In early September the French Ministry of Labour published a report on the prevention of chemical risks at work.Written by Paul Frimat, a professor in occupational health, this document had been tucked away for several months because it contains several proposals that go against the reforms undertaken under the presidency of Emmanuel Macron. Those reforms aim to reduce employers’ obligations in terms of risk prevention. By contrast, the Frimat report calls for increased employer accountability and recognition of occupational diseases due to dangerous chemicals.
It therefore proposes allowing labour inspectors to impose fines where chemical risk obligations are not met and to ‘extend the temporary cessation of activity procedure’ in cases where a business does not comply with essential prevention measures.
The author makes another notable recommendation that is not strictly work-related: he advocates ‘taxing manufacturers of the most dangerous products’. He also stresses the need to ‘add to the (obsolete) list of work involving dangerous chemicals that people on fixed-term or temporary contracts are prohibited from carrying out’.
Professor Frimat adopts the idea of a bonus-penalty system as part of the workplace accident-occupational disease contribution paid by employers to health insurance companies.

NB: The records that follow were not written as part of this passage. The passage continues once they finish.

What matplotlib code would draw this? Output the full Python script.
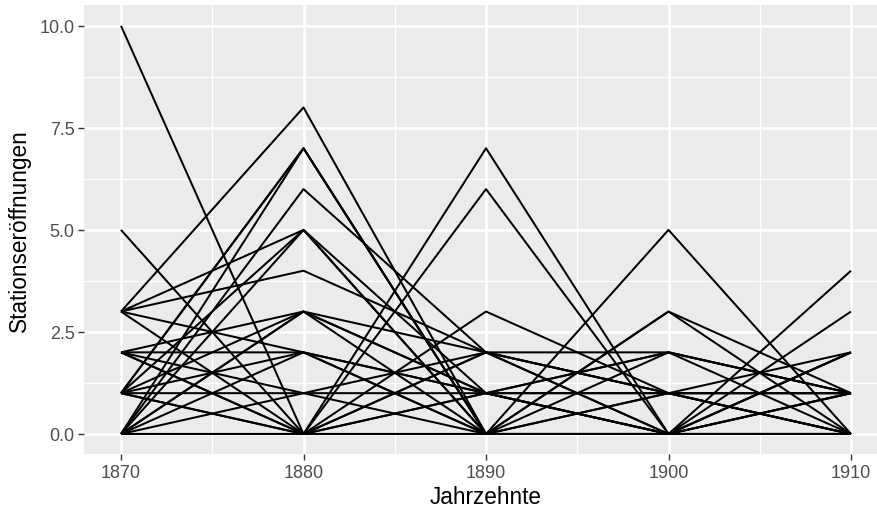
import matplotlib
matplotlib.use("Agg")
import matplotlib.pyplot as plt
from matplotlib.ticker import MultipleLocator

plt.rcParams['font.family'] = ['Liberation Sans', 'DejaVu Sans']

# decades on the x axis
decades = [1870, 1880, 1890, 1900, 1910]

# station openings per decade, one list per line
series = [
    [10, 0, 0, 0, 0],
    [5, 0, 1, 1, 1],
    [3, 8, 0, 0, 0],
    [3, 5, 0, 0, 1],
    [3, 4, 2, 2, 1],
    [3, 2, 1, 0, 0],
    [3, 0, 2, 1, 0],
    [2, 2, 0, 0, 2],
    [2, 1, 1, 1, 1],
    [2, 0, 3, 1, 0],
    [2, 3, 1, 0, 0],
    [1, 7, 0, 0, 0],
    [1, 7, 0, 1, 0],
    [1, 5, 1, 2, 1],
    [1, 3, 2, 0, 0],
    [1, 2, 0, 2, 0],
    [1, 1, 0, 0, 3],
    [1, 0, 6, 0, 0],
    [0, 7, 0, 0, 1],
    [0, 6, 2, 1, 1],
    [0, 5, 0, 0, 4],
    [0, 3, 0, 3, 0],
    [0, 2, 1, 0, 2],
    [0, 1, 2, 0, 0],
    [0, 0, 7, 0, 0],
    [0, 0, 0, 5, 0],
    [0, 0, 0, 0, 2],
    [0, 0, 1, 2, 1],
    [0, 3, 1, 0, 1],
    [0, 0, 2, 1, 0],
    [1, 0, 0, 3, 1],
    [0, 0, 0, 0, 0],
    [2, 0, 0, 1, 2],
]

fig = plt.figure(figsize=(8.78, 5.10), dpi=100)
ax = fig.add_axes([84.5 / 878, (510 - 455.4) / 510, 803 / 878, 449 / 510])
ax.set_facecolor('#EBEBEB')

for vals in series:
    ax.plot(decades, vals, color='black', lw=1.45, solid_capstyle='butt')

ax.set_xlim(1868, 1912)
ax.set_ylim(-0.5, 10.5)
ax.set_xticks(decades)
ax.xaxis.set_minor_locator(MultipleLocator(5))
ax.set_yticks([0, 2.5, 5, 7.5, 10])
ax.set_yticklabels(['0.0', '2.5', '5.0', '7.5', '10.0'])
ax.yaxis.set_minor_locator(MultipleLocator(1.25))

ax.grid(which='major', color='white', lw=1.9)
ax.grid(which='minor', color='white', lw=0.95)
ax.set_axisbelow(True)
for s in ax.spines.values():
    s.set_visible(False)

ax.tick_params(which='major', length=4, width=1.0, color='#333333',
               labelcolor='#4D4D4D', labelsize=13, pad=3)
ax.tick_params(which='minor', length=0)

ax.set_xlabel('Jahrzehnte', fontsize=16.3, color='black', labelpad=3)
ax.set_ylabel('Stationseröffnungen', fontsize=16.3, color='black', labelpad=6)

fig.savefig('out.png', dpi=100)
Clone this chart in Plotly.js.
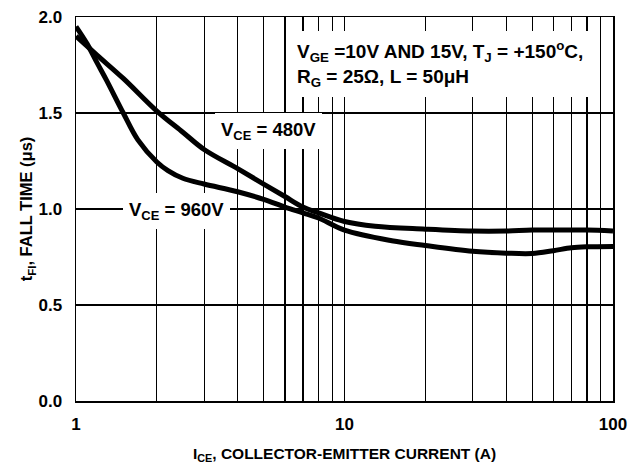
<!DOCTYPE html>
<html>
<head>
<meta charset="utf-8">
<script src="https://cdn.plot.ly/plotly-3.0.1.min.js"></script>
<style>html,body{margin:0;padding:0;background:#fff;}#chart{width:631px;height:466px;}</style>
</head>
<body>
<div id="chart"></div>
<script>
// Collector-emitter current (A)
const ice480 = [1, 1.2, 1.5, 2, 2.5, 3, 4, 5, 6, 7, 8, 10, 13, 20, 30, 40, 50, 70, 80, 100];
// Fall time (us) at VCE = 480V
const tfi480 = [1.90, 1.80, 1.68, 1.51, 1.40, 1.31, 1.21, 1.13, 1.065, 1.01, 0.98, 0.935, 0.91, 0.895, 0.885, 0.885, 0.89, 0.89, 0.89, 0.885];
const ice960 = [1, 1.1, 1.2, 1.3, 1.5, 1.7, 2, 2.2, 2.5, 3, 4, 5, 6, 7, 8, 10, 15, 20, 30, 40, 50, 60, 70, 80, 100];
// Fall time (us) at VCE = 960V
const tfi960 = [1.95, 1.86, 1.76, 1.67, 1.50, 1.36, 1.245, 1.20, 1.16, 1.13, 1.09, 1.05, 1.01, 0.98, 0.953, 0.89, 0.835, 0.81, 0.78, 0.77, 0.768, 0.783, 0.798, 0.803, 0.805];

const xTickVals = [1,2,3,4,5,6,7,8,9,10,20,30,40,50,60,70,80,90,100];
const xTickText = ['1','','','','','','','','','10','','','','','','','','','100'];
const yTickVals = [0, 0.5, 1.0, 1.5, 2.0];
const yTickText = ['0.0', '0.5', '1.0', '1.5', '2.0'];

const FONT = 'Liberation Sans, Arial, Helvetica, sans-serif';

const traces = [
  {x: ice480, y: tfi480, mode: 'lines', line: {color: '#000', width: 5, shape: 'spline', smoothing: 1}, hoverinfo: 'skip', showlegend: false},
  {x: ice960, y: tfi960, mode: 'lines', line: {color: '#000', width: 5, shape: 'spline', smoothing: 1}, hoverinfo: 'skip', showlegend: false}
];

const layout = {
  width: 631, height: 466,
  margin: {l: 76, r: 18, t: 17, b: 65, pad: 0},
  paper_bgcolor: '#fff', plot_bgcolor: '#fff',
  font: {family: FONT, color: '#000', size: 15, weight: 'bold'},
  showlegend: false,
  xaxis: {
    type: 'log', range: [0, 2],
    tickmode: 'array', tickvals: xTickVals, ticktext: xTickText,
    showgrid: true, gridcolor: '#000', gridwidth: 1.2,
    showline: true, linecolor: '#000', linewidth: 1.5, mirror: true,
    ticks: '', ticklabelstandoff: 7,
    tickfont: {family: FONT, size: 17, weight: 'bold', color: '#000'},
    zeroline: false,
    title: {text: 'I<sub>CE</sub>, COLLECTOR-EMITTER CURRENT (A)', font: {family: FONT, size: 15.5, weight: 'bold', color: '#000'}, standoff: 15}
  },
  yaxis: {
    range: [0, 2],
    tickmode: 'array', tickvals: yTickVals, ticktext: yTickText,
    showgrid: true, gridcolor: '#000', gridwidth: 1.2,
    showline: true, linecolor: '#000', linewidth: 1.5, mirror: true,
    ticks: '', ticklabelstandoff: 9,
    tickfont: {family: FONT, size: 17, weight: 'bold', color: '#000'},
    zeroline: false,
    title: {text: 't<sub>FI</sub>, FALL TIME (μs)', font: {family: FONT, size: 16.5, weight: 'bold', color: '#000'}, standoff: 1}
  },
  annotations: [
    {xref: 'paper', yref: 'paper', x: 0.398, y: 0.8776, xanchor: 'left', yanchor: 'middle', align: 'left',
     text: 'V<sub>GE</sub> =10V AND 15V, T<sub>J</sub> = +150<sup>o</sup>C,<br>R<sub>G</sub> = 25Ω, L = 50μH',
     showarrow: false, bgcolor: '#fff', borderpad: 7, borderwidth: 0,
     font: {family: FONT, size: 19, weight: 'bold', color: '#000'}},
    {xref: 'paper', yref: 'paper', x: 0.3594, y: 0.703, xanchor: 'center', yanchor: 'middle',
     text: 'V<sub>CE</sub> = 480V', showarrow: false, bgcolor: '#fff', borderpad: 6, borderwidth: 0,
     font: {family: FONT, size: 18.5, weight: 'bold', color: '#000'}},
    {xref: 'paper', yref: 'paper', x: 0.188, y: 0.495, xanchor: 'center', yanchor: 'middle',
     text: 'V<sub>CE</sub> = 960V', showarrow: false, bgcolor: '#fff', borderpad: 6, borderwidth: 0,
     font: {family: FONT, size: 18.5, weight: 'bold', color: '#000'}}
  ]
};

Plotly.newPlot('chart', traces, layout, {staticPlot: true, displayModeBar: false});
</script>
</body>
</html>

The current system already takes account of the business’s results in terms of occupational health and safety, but only to a limited extent.
He also proposes creating an employer record that will improve traceability of workers’ exposure to dangerous substances. Given that the proportion of cancers attributable to occupational factors remains understated and weighs on the social security budget, improving traceability would also help with recognising work-related pathologies. The report underlines that diseases are often reported years later, which means that it is ‘very difficult to prove the worker’s exposure’.
He also recommends making occupational disease tables ‘more flexible’, by introducing the possibility of additional tests allowing work-related causes to be better identified.
In France, a survey has estimated that 2.2 million employees come into contact with at least one carcinogenic chemical, i.e. around one employee in ten.